Ora viene il peggio per la Gran Bretagna alle prese con le conseguenze della Brexit. La combinazione tra la pandemia e il ritorno di numerosi lavoratori stranieri nei loro paesi di origine ha preso in contropiede il tessuto produttivo. La Confederation of British Industry, la Confindustria britannica che rappresenta 190 mila aziende le quali occupano 7 milioni di dipendenti, parla della più grave crisi del mercato del lavoro dal 1970.
Nel Regno Unito si registra intanto una carenza di cibo nei supermercati e nei fast food (la cosiddetta ‘pingdemic’), mentre i pub rischiano di restare senza birra per la mancanza di autisti di mezzi pesanti (ne mancano 100 mila) per il trasporto. Anche le grandi aziende internazionali come Ikea incontrano numerosi ostacoli nel far giungere le scorte nei loro negozi. Tanto che secondo alcuni analisti la carenza di manodopera potrebbe portare a un aumento dei prezzi al consumo nel comparto alimentare.

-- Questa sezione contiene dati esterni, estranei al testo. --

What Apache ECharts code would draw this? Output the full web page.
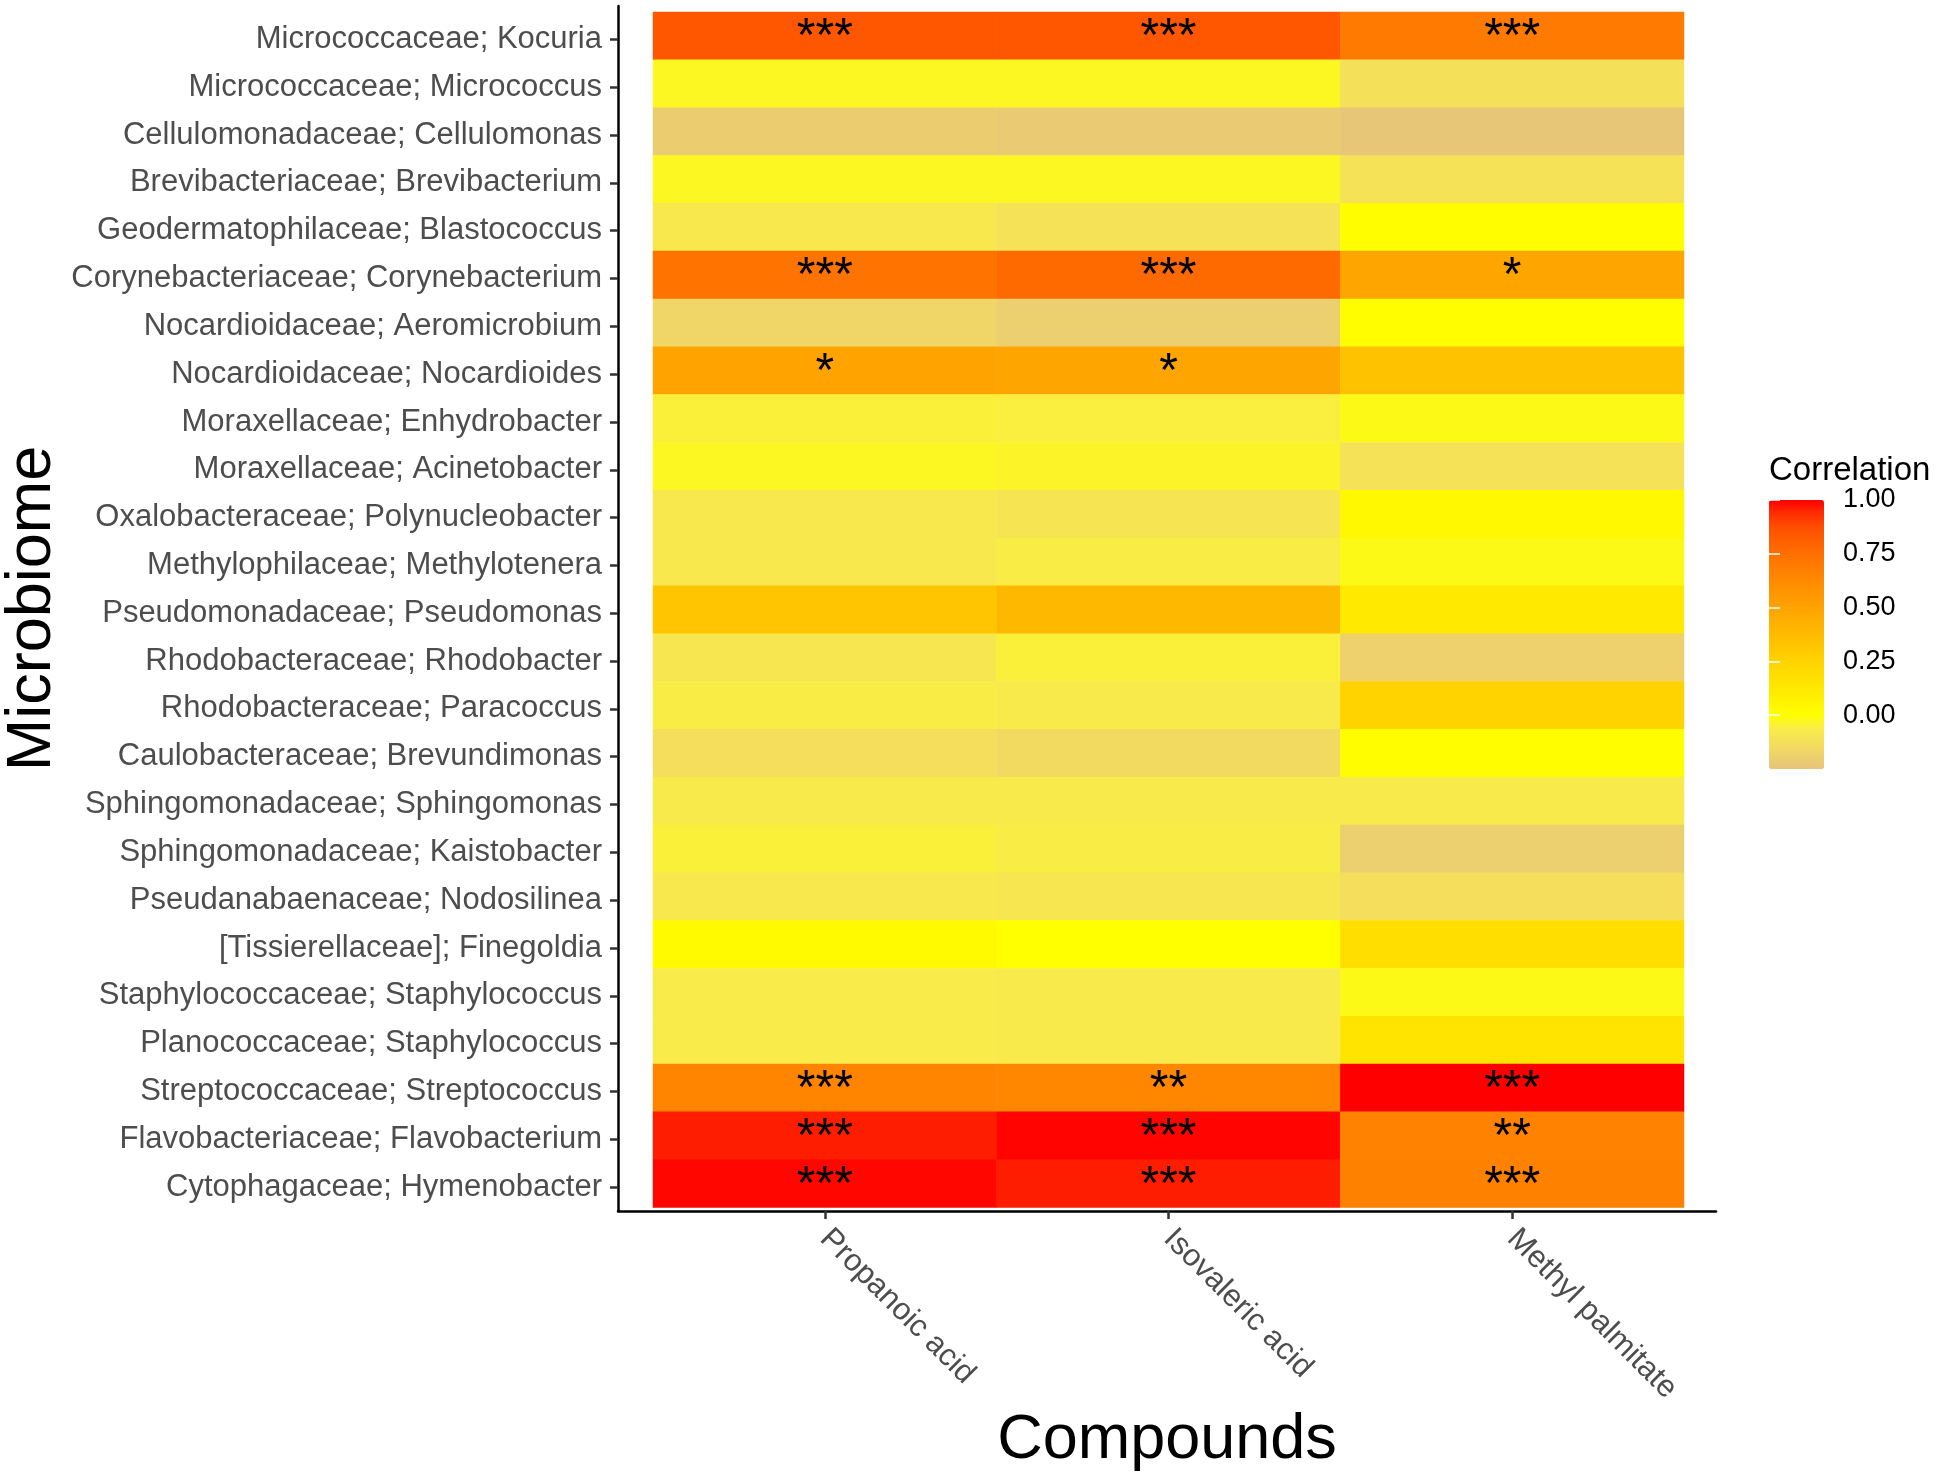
<!DOCTYPE html>
<html>
<head>
<meta charset="utf-8">
<script src="https://cdn.jsdelivr.net/npm/echarts@6/dist/echarts.min.js"></script>
<style>
html,body{margin:0;padding:0;background:#fff;}
#chart{width:1936px;height:1476px;}
</style>
</head>
<body>
<div id="chart"></div>
<script>
const compounds = ['Propanoic acid', 'Isovaleric acid', 'Methyl palmitate'];
const taxa = [
  'Micrococcaceae; Kocuria',
  'Micrococcaceae; Micrococcus',
  'Cellulomonadaceae; Cellulomonas',
  'Brevibacteriaceae; Brevibacterium',
  'Geodermatophilaceae; Blastococcus',
  'Corynebacteriaceae; Corynebacterium',
  'Nocardioidaceae; Aeromicrobium',
  'Nocardioidaceae; Nocardioides',
  'Moraxellaceae; Enhydrobacter',
  'Moraxellaceae; Acinetobacter',
  'Oxalobacteraceae; Polynucleobacter',
  'Methylophilaceae; Methylotenera',
  'Pseudomonadaceae; Pseudomonas',
  'Rhodobacteraceae; Rhodobacter',
  'Rhodobacteraceae; Paracoccus',
  'Caulobacteraceae; Brevundimonas',
  'Sphingomonadaceae; Sphingomonas',
  'Sphingomonadaceae; Kaistobacter',
  'Pseudanabaenaceae; Nodosilinea',
  '[Tissierellaceae]; Finegoldia',
  'Staphylococcaceae; Staphylococcus',
  'Planococcaceae; Staphylococcus',
  'Streptococcaceae; Streptococcus',
  'Flavobacteriaceae; Flavobacterium',
  'Cytophagaceae; Hymenobacter'
];
const propanoic = [0.84, -0.03, -0.21, -0.03, -0.08, 0.73, -0.17, 0.50, -0.05, -0.03, -0.08, -0.08, 0.32, -0.09, -0.06, -0.13, -0.07, -0.05, -0.08, 0.03, -0.065, -0.065, 0.65, 0.96, 0.99];
const isovaleric = [0.84, -0.03, -0.22, -0.03, -0.11, 0.77, -0.20, 0.49, -0.055, -0.035, -0.10, -0.06, 0.39, -0.05, -0.07, -0.15, -0.07, -0.06, -0.09, 0.0, -0.07, -0.07, 0.64, 0.995, 0.96];
const methylPalmitate = [0.70, -0.12, -0.24, -0.11, 0.01, 0.49, 0.01, 0.34, -0.02, -0.11, 0.04, -0.02, 0.12, -0.19, 0.25, 0.01, -0.07, -0.20, -0.13, 0.19, -0.02, 0.15, 1.0, 0.66, 0.67];
const starsPropanoic = ['***','','','','','***','','*','','','','','','','','','','','','','','','***','***','***'];
const starsIsovaleric = ['***','','','','','***','','*','','','','','','','','','','','','','','','**','***','***'];
const starsMethyl = ['***','','','','','*','','','','','','','','','','','','','','','','','***','**','***'];
const legendTicks = [0, 0.25, 0.5, 0.75, 1];
const legendMin = -0.25, legendMax = 1;
// evenly spaced colour stops from -0.25 to 1 (step 0.0625)
const colorStops = [
  '#E6C47A','#EED26B','#F4DF5A','#F9EC48','#FFFF00',
  '#FFF400','#FFE800','#FFDE00','#FFD300','#FFC700',
  '#FFBB00','#FFAF00','#FFA300','#FF9700','#FF8A00',
  '#FF7D00','#FF6F00','#FF5F00','#FF4D00','#FF2E00','#FF0000'
];

const seriesValues = [propanoic, isovaleric, methylPalmitate];
const seriesStars = [starsPropanoic, starsIsovaleric, starsMethyl];
const data = [];
seriesValues.forEach((vals, ci) => {
  vals.forEach((v, ti) => data.push([ci, ti, v]));
});

const FONT = 'Liberation Sans, Arial, Helvetica, sans-serif';
const chart = echarts.init(document.getElementById('chart'), null, {renderer: 'canvas'});
chart.setOption({
  backgroundColor: '#ffffff',
  animation: false,
  textStyle: {fontFamily: FONT},
  title: {
    text: 'Correlation', left: 1769, top: 454, padding: 0,
    textStyle: {fontFamily: FONT, fontSize: 33, fontWeight: 'normal', color: '#000'}
  },
  grid: [
    {left: 653, right: 252, top: 12, bottom: 268.5, outerBoundsMode: 'none', containLabel: false},
    {left: 618, width: 1098, top: 6, bottom: 265, outerBoundsMode: 'none', containLabel: false},
    {left: 1769, width: 55, top: 500, height: 269, outerBoundsMode: 'none', containLabel: false},
    {left: 653, right: 252, top: 15.5, bottom: 265, outerBoundsMode: 'none', containLabel: false}
  ],
  xAxis: [
    {
      type: 'category', gridIndex: 0, data: compounds, position: 'bottom', offset: 3.5,
      axisLine: {show: false},
      axisTick: {show: true, alignWithLabel: true, length: 8, lineStyle: {color: '#333', width: 2.5}},
      axisLabel: {rotate: -45, fontSize: 31, color: '#4D4D4D', margin: 23, fontFamily: FONT},
      splitLine: {show: false}
    },
    {
      type: 'category', gridIndex: 1, data: compounds, position: 'bottom',
      name: 'Compounds', nameLocation: 'middle', nameGap: 198,
      nameTextStyle: {fontSize: 63, color: '#000', fontFamily: FONT},
      axisLine: {show: true, lineStyle: {color: '#000', width: 2.5}},
      axisTick: {show: false}, axisLabel: {show: false}, splitLine: {show: false}
    },
    {type: 'value', gridIndex: 2, min: 0, max: 1, show: false},
    {type: 'category', gridIndex: 3, data: compounds, show: false}
  ],
  yAxis: [
    {
      type: 'category', gridIndex: 0, data: taxa, inverse: true, position: 'left',
      axisLine: {show: false}, axisTick: {show: false}, axisLabel: {show: false}, splitLine: {show: false}
    },
    {
      type: 'category', gridIndex: 1, data: taxa, inverse: true, position: 'left',
      name: 'Microbiome', nameLocation: 'middle', nameGap: 554, nameRotate: 90,
      nameTextStyle: {fontSize: 63, color: '#000', fontFamily: FONT},
      axisLine: {show: true, lineStyle: {color: '#000', width: 2.5}},
      axisTick: {show: false}, axisLabel: {show: false}, splitLine: {show: false}
    },
    {
      type: 'value', gridIndex: 2, min: legendMin, max: legendMax, interval: 0.25, position: 'right', z: 10,
      axisLine: {show: false}, splitLine: {show: false},
      axisTick: {show: true, inside: true, length: 11, customValues: legendTicks, lineStyle: {color: '#fff', width: 1.5}},
      axisLabel: {show: true, customValues: legendTicks, margin: 19, fontSize: 27, color: '#000', fontFamily: FONT,
        formatter: v => Number(v).toFixed(2)}
    },
    {
      type: 'value', gridIndex: 2, min: legendMin, max: legendMax, interval: 0.25, position: 'left', z: 10,
      axisLine: {show: false}, splitLine: {show: false},
      axisTick: {show: true, inside: true, length: 11, customValues: legendTicks, lineStyle: {color: '#fff', width: 1.5}},
      axisLabel: {show: false}
    },
    {
      type: 'category', gridIndex: 3, data: taxa, inverse: true, position: 'left', offset: 35,
      axisLine: {show: false},
      axisTick: {show: true, alignWithLabel: true, length: 8, lineStyle: {color: '#333', width: 2.5}},
      axisLabel: {fontSize: 31, color: '#4D4D4D', margin: 16, fontFamily: FONT},
      splitLine: {show: false}
    }
  ],
  visualMap: {
    type: 'continuous', seriesIndex: 0, dimension: 2,
    min: legendMin, max: legendMax, calculable: false, orient: 'vertical',
    left: 1769, top: 500, itemWidth: 55, itemHeight: 269, padding: 0,
    text: null, showLabel: false,
    inRange: {color: colorStops}
  },
  series: [{
    type: 'heatmap', xAxisIndex: 0, yAxisIndex: 0, data: data,
    itemStyle: {borderWidth: 0},
    emphasis: {disabled: true},
    label: {
      show: true, fontSize: 48, color: '#000', fontFamily: FONT, offset: [0, 2],
      formatter: p => seriesStars[p.data[0]][p.data[1]]
    }
  }]
});
</script>
</body>
</html>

La sintesi sulla situazione dell’economia britannica è del giornalista di Sky News Ian King, che in 17 secondi è riuscito a fotografare i principali nodi, ai quali occorre aggiungere anche la fuga dalle università britanniche. Il numero degli iscritti alle università inglesi provenienti dai Paesi dell’Ue è sceso da 27.750 lo scorso anno a 11.700 per l’anno accademico 2021-2022: il divorzio fra Londra e Bruxelles, la Brexit, ha reso gli studi oltre Manica troppo cari.